> **Exercise**
Extract every line that contains the string "source".

::: Rows

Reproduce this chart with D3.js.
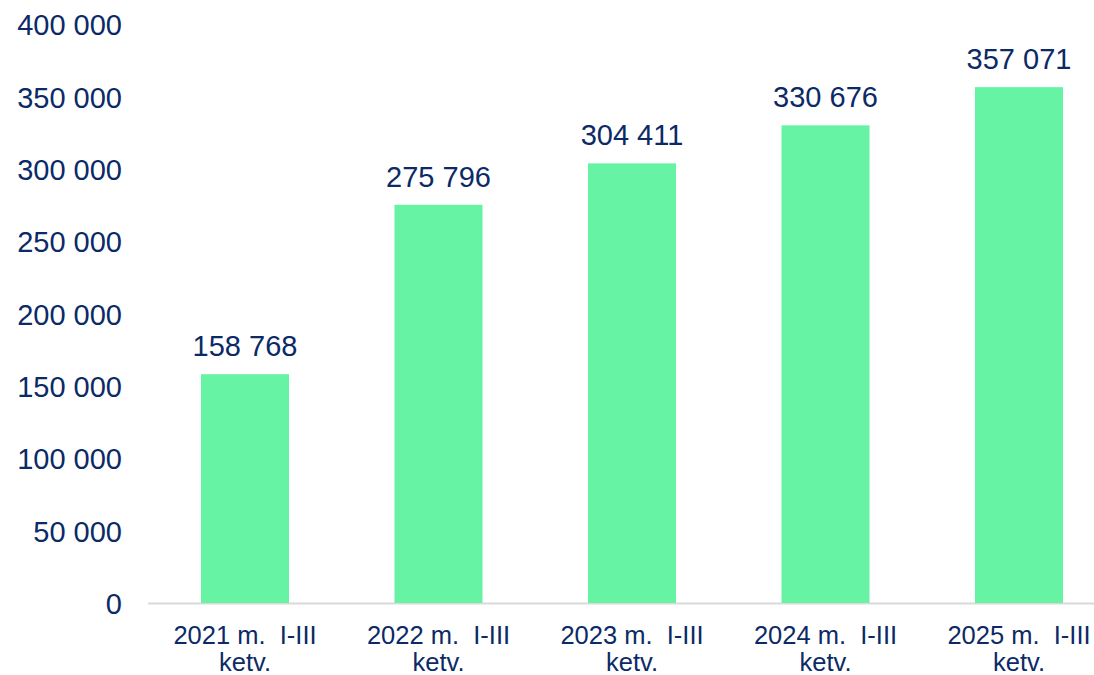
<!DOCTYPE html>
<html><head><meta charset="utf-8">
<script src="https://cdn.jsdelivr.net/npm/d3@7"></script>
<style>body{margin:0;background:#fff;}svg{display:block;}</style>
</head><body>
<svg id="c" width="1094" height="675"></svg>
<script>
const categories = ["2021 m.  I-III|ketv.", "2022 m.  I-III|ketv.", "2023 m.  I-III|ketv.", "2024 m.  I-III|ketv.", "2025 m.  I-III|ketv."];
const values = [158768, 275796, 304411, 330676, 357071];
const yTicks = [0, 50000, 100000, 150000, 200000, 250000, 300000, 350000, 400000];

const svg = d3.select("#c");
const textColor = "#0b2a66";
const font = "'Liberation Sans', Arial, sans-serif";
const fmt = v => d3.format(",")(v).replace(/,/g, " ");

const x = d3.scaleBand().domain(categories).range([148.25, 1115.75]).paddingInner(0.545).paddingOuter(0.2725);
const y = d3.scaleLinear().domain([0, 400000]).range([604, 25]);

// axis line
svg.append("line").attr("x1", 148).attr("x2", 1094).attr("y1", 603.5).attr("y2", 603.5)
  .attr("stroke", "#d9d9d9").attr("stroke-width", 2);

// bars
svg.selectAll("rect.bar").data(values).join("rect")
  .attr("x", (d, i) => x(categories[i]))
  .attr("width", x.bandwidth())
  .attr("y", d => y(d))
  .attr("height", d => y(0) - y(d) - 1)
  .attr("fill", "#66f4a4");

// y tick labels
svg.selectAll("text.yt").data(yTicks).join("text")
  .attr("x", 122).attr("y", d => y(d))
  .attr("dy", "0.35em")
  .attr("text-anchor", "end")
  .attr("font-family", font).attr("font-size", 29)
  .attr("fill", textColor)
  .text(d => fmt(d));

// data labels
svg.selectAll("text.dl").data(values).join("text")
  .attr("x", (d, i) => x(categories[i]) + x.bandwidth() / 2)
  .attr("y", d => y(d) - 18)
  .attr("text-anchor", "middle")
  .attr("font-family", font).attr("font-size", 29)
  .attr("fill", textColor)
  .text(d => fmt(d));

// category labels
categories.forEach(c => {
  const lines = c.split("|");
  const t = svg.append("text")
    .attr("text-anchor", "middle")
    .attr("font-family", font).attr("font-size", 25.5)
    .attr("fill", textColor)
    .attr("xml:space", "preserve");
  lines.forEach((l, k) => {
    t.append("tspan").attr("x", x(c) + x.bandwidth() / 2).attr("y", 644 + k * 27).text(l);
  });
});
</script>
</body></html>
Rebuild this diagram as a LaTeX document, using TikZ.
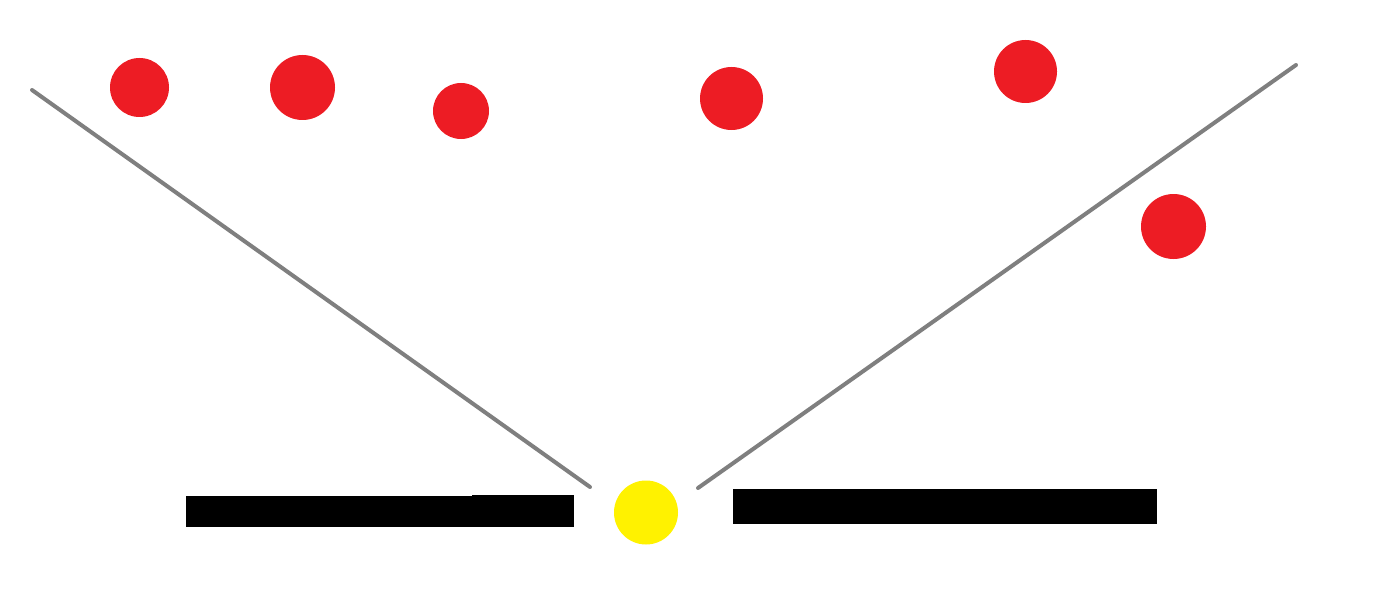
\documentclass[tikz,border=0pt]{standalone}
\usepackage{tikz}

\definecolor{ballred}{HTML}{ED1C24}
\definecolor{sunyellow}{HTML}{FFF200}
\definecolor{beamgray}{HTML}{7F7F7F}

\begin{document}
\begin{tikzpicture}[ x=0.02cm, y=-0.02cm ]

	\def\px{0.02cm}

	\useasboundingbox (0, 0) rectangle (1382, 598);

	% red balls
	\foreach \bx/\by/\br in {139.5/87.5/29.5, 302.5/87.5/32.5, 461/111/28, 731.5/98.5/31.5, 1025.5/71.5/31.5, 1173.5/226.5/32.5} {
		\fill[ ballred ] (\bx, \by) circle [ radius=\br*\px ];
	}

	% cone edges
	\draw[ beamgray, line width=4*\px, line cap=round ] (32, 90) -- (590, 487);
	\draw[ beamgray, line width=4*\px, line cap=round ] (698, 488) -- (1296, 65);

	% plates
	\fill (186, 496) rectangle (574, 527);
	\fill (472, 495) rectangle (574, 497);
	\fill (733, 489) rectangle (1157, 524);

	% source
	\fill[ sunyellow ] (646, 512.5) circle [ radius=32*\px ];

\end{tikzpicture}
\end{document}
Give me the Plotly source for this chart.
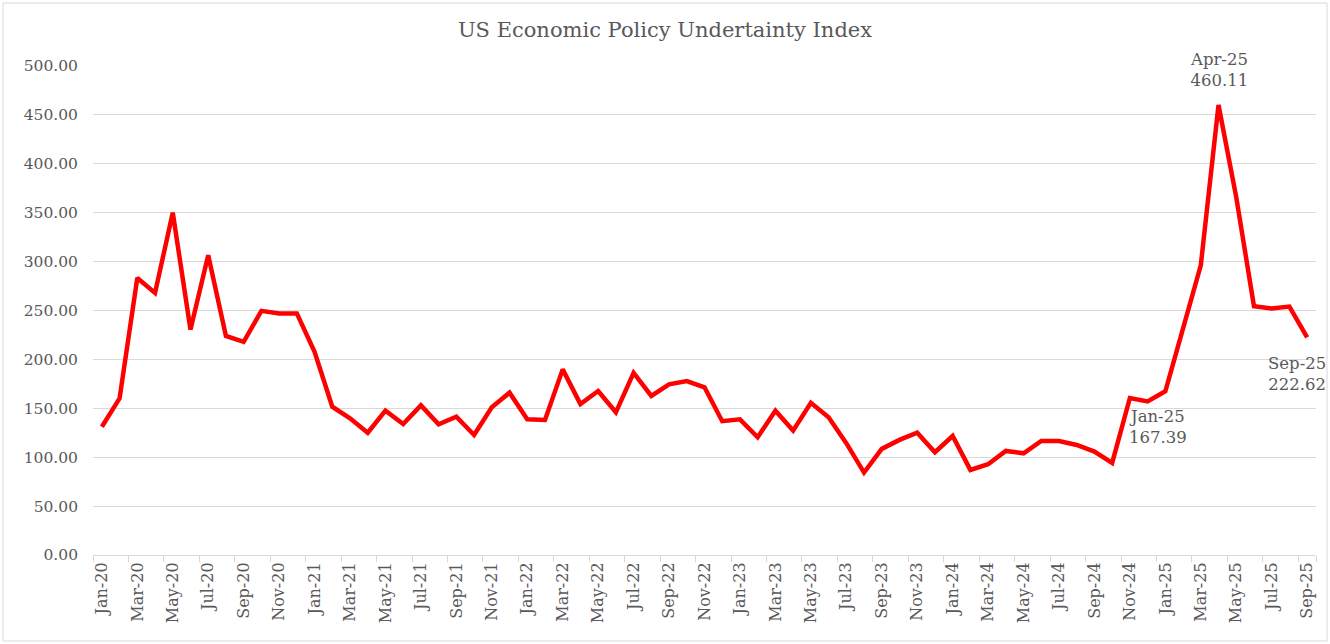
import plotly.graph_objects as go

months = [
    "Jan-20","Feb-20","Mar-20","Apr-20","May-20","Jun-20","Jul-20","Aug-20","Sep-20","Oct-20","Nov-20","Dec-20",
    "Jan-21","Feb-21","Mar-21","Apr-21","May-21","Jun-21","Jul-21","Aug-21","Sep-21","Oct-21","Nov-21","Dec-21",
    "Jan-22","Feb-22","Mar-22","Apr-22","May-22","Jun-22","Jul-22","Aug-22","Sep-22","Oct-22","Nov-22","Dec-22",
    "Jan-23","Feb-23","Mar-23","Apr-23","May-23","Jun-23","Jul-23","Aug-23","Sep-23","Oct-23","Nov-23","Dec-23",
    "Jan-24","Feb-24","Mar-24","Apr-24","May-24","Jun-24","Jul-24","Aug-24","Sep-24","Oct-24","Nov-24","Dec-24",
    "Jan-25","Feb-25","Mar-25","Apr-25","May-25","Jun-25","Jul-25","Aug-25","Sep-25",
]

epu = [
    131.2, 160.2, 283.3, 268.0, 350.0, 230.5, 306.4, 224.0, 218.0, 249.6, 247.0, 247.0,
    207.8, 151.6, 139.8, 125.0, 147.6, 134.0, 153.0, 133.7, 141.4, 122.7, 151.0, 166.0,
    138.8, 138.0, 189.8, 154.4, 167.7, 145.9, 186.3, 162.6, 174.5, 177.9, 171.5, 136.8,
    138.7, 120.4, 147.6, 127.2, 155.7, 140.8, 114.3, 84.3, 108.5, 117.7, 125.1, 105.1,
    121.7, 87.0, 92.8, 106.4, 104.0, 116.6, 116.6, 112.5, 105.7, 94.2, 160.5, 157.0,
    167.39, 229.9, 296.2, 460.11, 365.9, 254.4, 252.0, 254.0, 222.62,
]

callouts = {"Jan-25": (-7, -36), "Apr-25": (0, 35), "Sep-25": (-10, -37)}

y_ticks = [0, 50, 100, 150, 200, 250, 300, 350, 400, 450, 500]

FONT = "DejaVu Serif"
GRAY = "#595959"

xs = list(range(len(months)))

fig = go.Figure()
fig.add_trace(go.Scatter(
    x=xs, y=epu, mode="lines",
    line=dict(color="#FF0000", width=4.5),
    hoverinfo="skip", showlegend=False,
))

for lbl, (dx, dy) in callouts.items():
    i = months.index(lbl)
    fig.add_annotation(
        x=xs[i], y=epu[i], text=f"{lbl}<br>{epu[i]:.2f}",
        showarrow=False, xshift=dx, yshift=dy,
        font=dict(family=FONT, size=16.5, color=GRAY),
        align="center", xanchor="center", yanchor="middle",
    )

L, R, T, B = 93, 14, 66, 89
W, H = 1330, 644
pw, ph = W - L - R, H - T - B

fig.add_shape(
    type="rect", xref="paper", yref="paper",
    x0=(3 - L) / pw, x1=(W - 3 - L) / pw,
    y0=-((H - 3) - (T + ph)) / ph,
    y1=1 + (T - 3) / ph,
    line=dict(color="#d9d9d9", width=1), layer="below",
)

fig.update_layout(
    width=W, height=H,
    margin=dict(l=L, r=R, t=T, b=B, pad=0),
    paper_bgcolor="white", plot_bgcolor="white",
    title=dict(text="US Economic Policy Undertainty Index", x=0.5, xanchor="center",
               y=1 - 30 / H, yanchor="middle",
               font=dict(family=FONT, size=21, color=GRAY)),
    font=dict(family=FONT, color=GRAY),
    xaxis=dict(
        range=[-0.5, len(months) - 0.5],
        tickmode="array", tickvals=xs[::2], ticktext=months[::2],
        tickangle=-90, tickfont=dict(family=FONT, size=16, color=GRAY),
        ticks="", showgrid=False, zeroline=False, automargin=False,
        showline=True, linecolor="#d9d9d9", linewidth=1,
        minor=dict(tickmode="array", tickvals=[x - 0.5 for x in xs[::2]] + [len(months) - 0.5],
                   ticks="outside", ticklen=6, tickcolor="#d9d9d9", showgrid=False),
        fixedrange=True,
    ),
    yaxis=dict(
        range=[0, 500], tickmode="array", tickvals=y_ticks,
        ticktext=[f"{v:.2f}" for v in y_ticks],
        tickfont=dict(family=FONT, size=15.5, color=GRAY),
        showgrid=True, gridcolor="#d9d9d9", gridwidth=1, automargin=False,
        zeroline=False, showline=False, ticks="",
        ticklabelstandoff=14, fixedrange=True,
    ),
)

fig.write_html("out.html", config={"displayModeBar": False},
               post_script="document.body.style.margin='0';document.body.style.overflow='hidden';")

::::::

> **Reply to the task**
	% source
Give me the Plotly source for this chart.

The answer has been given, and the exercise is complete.